A dataset of raw synchrotron X-ray diffraction (SXRD) images, recording crystallographic texture from two different pre-processed Ti-6Al-4V (Ti-64) materials, analysing six differently orientated samples from each material. The aim of the work was to provide a large dataset for testing and improving crystallographic texture refinement software from SXRD patterns.

Prior to the experiment, the Ti-64 materials had been pre-rolled and then air-cooled to develop the microstructure, rolling to 50% and 87.5% reduction at 915ºC using a rolling mill at The University of Manchester. Rectangular samples (2 mm thick) were then machined from these rolled blocks. The samples were cut along different directions, three samples along different orthogonal rolling directions, and three at different angles to the rolling directions. The samples are referenced according to alignment of the rolling directions (RD – rolling direction, TD – transverse direction, ND – normal direction) with the long horizontal (X) axis and short vertical (Y) axis of the rectangular specimens.
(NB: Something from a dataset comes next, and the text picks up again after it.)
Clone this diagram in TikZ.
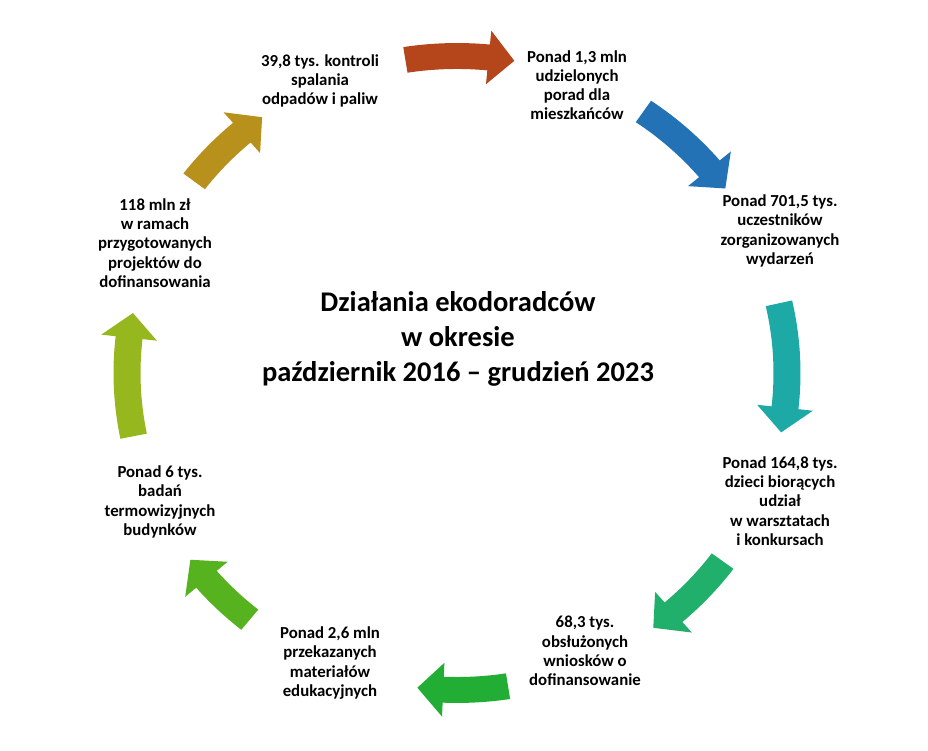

Data was recorded using a high energy 99.8 keV synchrotron X-ray beam and a 5 second exposure at the detector. The slits were adjusted to give a 0.5 x 0.5 mm beam area, chosen to optimally resolve both the α (hexagonal close packed, hcp) and β (body-centred cubic, bcc) phase peaks. The SXRD data was recorded across each of the specimens by stage-scanning the beam in sequential X-Y positions at 0.5 mm increments, forming a rectangular grid of measurement points across each sample. A powder Ti-64 sample was also measured as a random texture standard.

As well as the main experiment, 3 samples (sample 1, 2 and 3) were held together in different orders (1, 2, 3 ; 2, 1, 3 ; 2, 3, 1) and analysed through-thickness, to measure how beam attenuation might affect the bulk texture measurement. In addition, different detector exposure times (1 to 0.04 seconds) were also tested to analyse the impact of exposure time on overall intensity, to see how well the α and β peaks could be resolved from background noise at very fast acquisition frequencies.

The raw data is in the form of synchrotron diffraction pattern images which has been separated according to experiment type. An accompanying YAML text file contains associated beamline metadata for each measurement. Further details of the experimental setup can be found in a pdf document.

The material data folder contains further details about the material and sample orientations, including an electron backscatter diffraction (EBSD) map that can be used to verify the crystallographic texture.